_Brief_. Output the material below unchanged, apart from leaving out the pictures.

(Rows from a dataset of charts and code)
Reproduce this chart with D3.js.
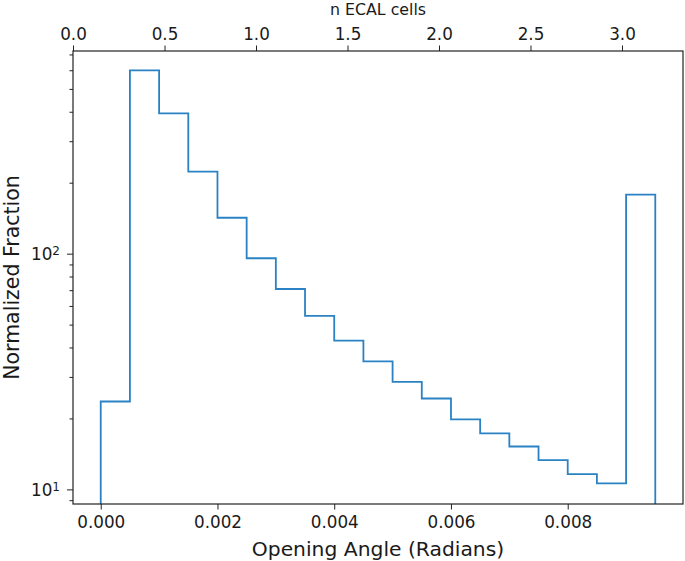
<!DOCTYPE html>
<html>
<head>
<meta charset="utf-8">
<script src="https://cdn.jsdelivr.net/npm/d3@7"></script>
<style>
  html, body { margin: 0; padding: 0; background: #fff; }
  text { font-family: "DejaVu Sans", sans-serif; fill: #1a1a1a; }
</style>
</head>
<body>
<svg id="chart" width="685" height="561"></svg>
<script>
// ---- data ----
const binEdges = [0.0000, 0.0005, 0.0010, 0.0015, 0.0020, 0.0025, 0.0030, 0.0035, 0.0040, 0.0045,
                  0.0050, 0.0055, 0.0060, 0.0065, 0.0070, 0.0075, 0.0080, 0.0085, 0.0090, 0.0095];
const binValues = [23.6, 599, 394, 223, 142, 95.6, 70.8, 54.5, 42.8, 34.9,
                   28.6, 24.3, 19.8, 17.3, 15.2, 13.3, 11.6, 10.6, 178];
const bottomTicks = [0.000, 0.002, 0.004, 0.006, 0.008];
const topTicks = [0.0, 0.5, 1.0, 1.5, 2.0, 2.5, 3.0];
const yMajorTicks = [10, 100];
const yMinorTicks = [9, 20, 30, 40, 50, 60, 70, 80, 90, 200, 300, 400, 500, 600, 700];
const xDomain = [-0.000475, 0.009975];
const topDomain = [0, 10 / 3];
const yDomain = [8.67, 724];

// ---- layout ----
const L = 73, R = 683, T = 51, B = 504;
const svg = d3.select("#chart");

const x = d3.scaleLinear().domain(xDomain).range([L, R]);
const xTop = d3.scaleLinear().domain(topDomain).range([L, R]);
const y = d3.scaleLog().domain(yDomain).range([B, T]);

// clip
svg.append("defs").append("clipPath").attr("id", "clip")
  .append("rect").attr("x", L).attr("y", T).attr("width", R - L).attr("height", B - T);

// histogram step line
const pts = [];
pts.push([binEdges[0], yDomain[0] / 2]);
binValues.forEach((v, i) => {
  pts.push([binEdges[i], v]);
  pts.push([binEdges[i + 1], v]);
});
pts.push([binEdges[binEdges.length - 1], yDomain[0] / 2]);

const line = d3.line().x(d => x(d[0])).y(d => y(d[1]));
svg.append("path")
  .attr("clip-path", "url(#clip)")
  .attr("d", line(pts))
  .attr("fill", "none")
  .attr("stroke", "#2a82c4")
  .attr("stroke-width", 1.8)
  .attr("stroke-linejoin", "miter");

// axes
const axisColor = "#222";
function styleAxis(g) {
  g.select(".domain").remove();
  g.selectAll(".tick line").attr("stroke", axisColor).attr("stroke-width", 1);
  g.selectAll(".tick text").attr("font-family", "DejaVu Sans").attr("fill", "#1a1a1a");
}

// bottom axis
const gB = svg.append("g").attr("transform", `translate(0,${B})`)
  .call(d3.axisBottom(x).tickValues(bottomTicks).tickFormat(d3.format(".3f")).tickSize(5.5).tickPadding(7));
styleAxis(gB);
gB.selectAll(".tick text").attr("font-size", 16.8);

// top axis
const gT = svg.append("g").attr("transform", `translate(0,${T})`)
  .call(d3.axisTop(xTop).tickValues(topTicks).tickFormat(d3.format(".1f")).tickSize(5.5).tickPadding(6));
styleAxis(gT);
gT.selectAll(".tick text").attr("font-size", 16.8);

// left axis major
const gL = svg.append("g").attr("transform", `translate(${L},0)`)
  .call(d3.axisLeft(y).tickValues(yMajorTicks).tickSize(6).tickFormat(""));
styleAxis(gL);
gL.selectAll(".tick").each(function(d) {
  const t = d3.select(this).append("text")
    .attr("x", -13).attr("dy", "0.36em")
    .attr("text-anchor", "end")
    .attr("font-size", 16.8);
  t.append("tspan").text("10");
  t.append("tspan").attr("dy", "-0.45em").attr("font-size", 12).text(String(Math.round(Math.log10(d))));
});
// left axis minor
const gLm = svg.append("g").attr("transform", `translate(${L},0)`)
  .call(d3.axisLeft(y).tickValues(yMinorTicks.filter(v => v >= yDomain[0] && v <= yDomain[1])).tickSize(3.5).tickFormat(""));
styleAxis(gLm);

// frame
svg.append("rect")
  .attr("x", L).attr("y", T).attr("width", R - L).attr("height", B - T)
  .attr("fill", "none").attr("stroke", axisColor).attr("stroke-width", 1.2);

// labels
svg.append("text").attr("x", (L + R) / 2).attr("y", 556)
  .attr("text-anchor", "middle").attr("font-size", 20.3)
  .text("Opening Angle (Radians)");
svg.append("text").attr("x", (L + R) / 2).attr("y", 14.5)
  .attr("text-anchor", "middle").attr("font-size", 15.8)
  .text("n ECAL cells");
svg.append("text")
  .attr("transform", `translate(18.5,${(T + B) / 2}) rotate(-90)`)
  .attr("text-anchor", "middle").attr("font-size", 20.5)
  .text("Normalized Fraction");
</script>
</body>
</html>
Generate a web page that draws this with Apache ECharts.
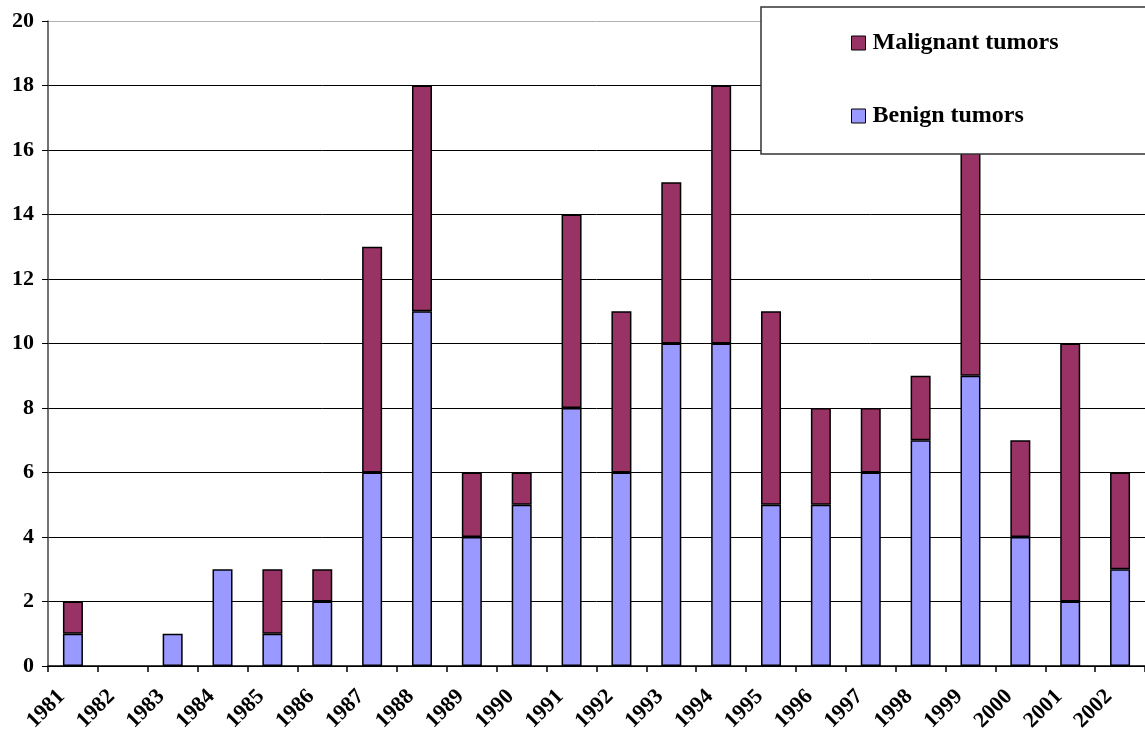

_Answer to the problem_.
Reproduce this chart with D3.js.
<!DOCTYPE html>
<html>
<head>
<meta charset="utf-8">
<script src="https://cdn.jsdelivr.net/npm/d3@7"></script>
<style>
  html, body { margin: 0; padding: 0; background: #fff; }
  text { font-family: "DejaVu Sans", sans-serif; fill: #1a1a1a; }
</style>
</head>
<body>
<svg id="chart" width="685" height="561"></svg>
<script>
// ---- data ----
const binEdges = [0.0000, 0.0005, 0.0010, 0.0015, 0.0020, 0.0025, 0.0030, 0.0035, 0.0040, 0.0045,
                  0.0050, 0.0055, 0.0060, 0.0065, 0.0070, 0.0075, 0.0080, 0.0085, 0.0090, 0.0095];
const binValues = [23.6, 599, 394, 223, 142, 95.6, 70.8, 54.5, 42.8, 34.9,
                   28.6, 24.3, 19.8, 17.3, 15.2, 13.3, 11.6, 10.6, 178];
const bottomTicks = [0.000, 0.002, 0.004, 0.006, 0.008];
const topTicks = [0.0, 0.5, 1.0, 1.5, 2.0, 2.5, 3.0];
const yMajorTicks = [10, 100];
const yMinorTicks = [9, 20, 30, 40, 50, 60, 70, 80, 90, 200, 300, 400, 500, 600, 700];
const xDomain = [-0.000475, 0.009975];
const topDomain = [0, 10 / 3];
const yDomain = [8.67, 724];

// ---- layout ----
const L = 73, R = 683, T = 51, B = 504;
const svg = d3.select("#chart");

const x = d3.scaleLinear().domain(xDomain).range([L, R]);
const xTop = d3.scaleLinear().domain(topDomain).range([L, R]);
const y = d3.scaleLog().domain(yDomain).range([B, T]);

// clip
svg.append("defs").append("clipPath").attr("id", "clip")
  .append("rect").attr("x", L).attr("y", T).attr("width", R - L).attr("height", B - T);

// histogram step line
const pts = [];
pts.push([binEdges[0], yDomain[0] / 2]);
binValues.forEach((v, i) => {
  pts.push([binEdges[i], v]);
  pts.push([binEdges[i + 1], v]);
});
pts.push([binEdges[binEdges.length - 1], yDomain[0] / 2]);

const line = d3.line().x(d => x(d[0])).y(d => y(d[1]));
svg.append("path")
  .attr("clip-path", "url(#clip)")
  .attr("d", line(pts))
  .attr("fill", "none")
  .attr("stroke", "#2a82c4")
  .attr("stroke-width", 1.8)
  .attr("stroke-linejoin", "miter");

// axes
const axisColor = "#222";
function styleAxis(g) {
  g.select(".domain").remove();
  g.selectAll(".tick line").attr("stroke", axisColor).attr("stroke-width", 1);
  g.selectAll(".tick text").attr("font-family", "DejaVu Sans").attr("fill", "#1a1a1a");
}

// bottom axis
const gB = svg.append("g").attr("transform", `translate(0,${B})`)
  .call(d3.axisBottom(x).tickValues(bottomTicks).tickFormat(d3.format(".3f")).tickSize(5.5).tickPadding(7));
styleAxis(gB);
gB.selectAll(".tick text").attr("font-size", 16.8);

// top axis
const gT = svg.append("g").attr("transform", `translate(0,${T})`)
  .call(d3.axisTop(xTop).tickValues(topTicks).tickFormat(d3.format(".1f")).tickSize(5.5).tickPadding(6));
styleAxis(gT);
gT.selectAll(".tick text").attr("font-size", 16.8);

// left axis major
const gL = svg.append("g").attr("transform", `translate(${L},0)`)
  .call(d3.axisLeft(y).tickValues(yMajorTicks).tickSize(6).tickFormat(""));
styleAxis(gL);
gL.selectAll(".tick").each(function(d) {
  const t = d3.select(this).append("text")
    .attr("x", -13).attr("dy", "0.36em")
    .attr("text-anchor", "end")
    .attr("font-size", 16.8);
  t.append("tspan").text("10");
  t.append("tspan").attr("dy", "-0.45em").attr("font-size", 12).text(String(Math.round(Math.log10(d))));
});
// left axis minor
const gLm = svg.append("g").attr("transform", `translate(${L},0)`)
  .call(d3.axisLeft(y).tickValues(yMinorTicks.filter(v => v >= yDomain[0] && v <= yDomain[1])).tickSize(3.5).tickFormat(""));
styleAxis(gLm);

// frame
svg.append("rect")
  .attr("x", L).attr("y", T).attr("width", R - L).attr("height", B - T)
  .attr("fill", "none").attr("stroke", axisColor).attr("stroke-width", 1.2);

// labels
svg.append("text").attr("x", (L + R) / 2).attr("y", 556)
  .attr("text-anchor", "middle").attr("font-size", 20.3)
  .text("Opening Angle (Radians)");
svg.append("text").attr("x", (L + R) / 2).attr("y", 14.5)
  .attr("text-anchor", "middle").attr("font-size", 15.8)
  .text("n ECAL cells");
svg.append("text")
  .attr("transform", `translate(18.5,${(T + B) / 2}) rotate(-90)`)
  .attr("text-anchor", "middle").attr("font-size", 20.5)
  .text("Normalized Fraction");
</script>
</body>
</html>
Generate a web page that draws this with Apache ECharts.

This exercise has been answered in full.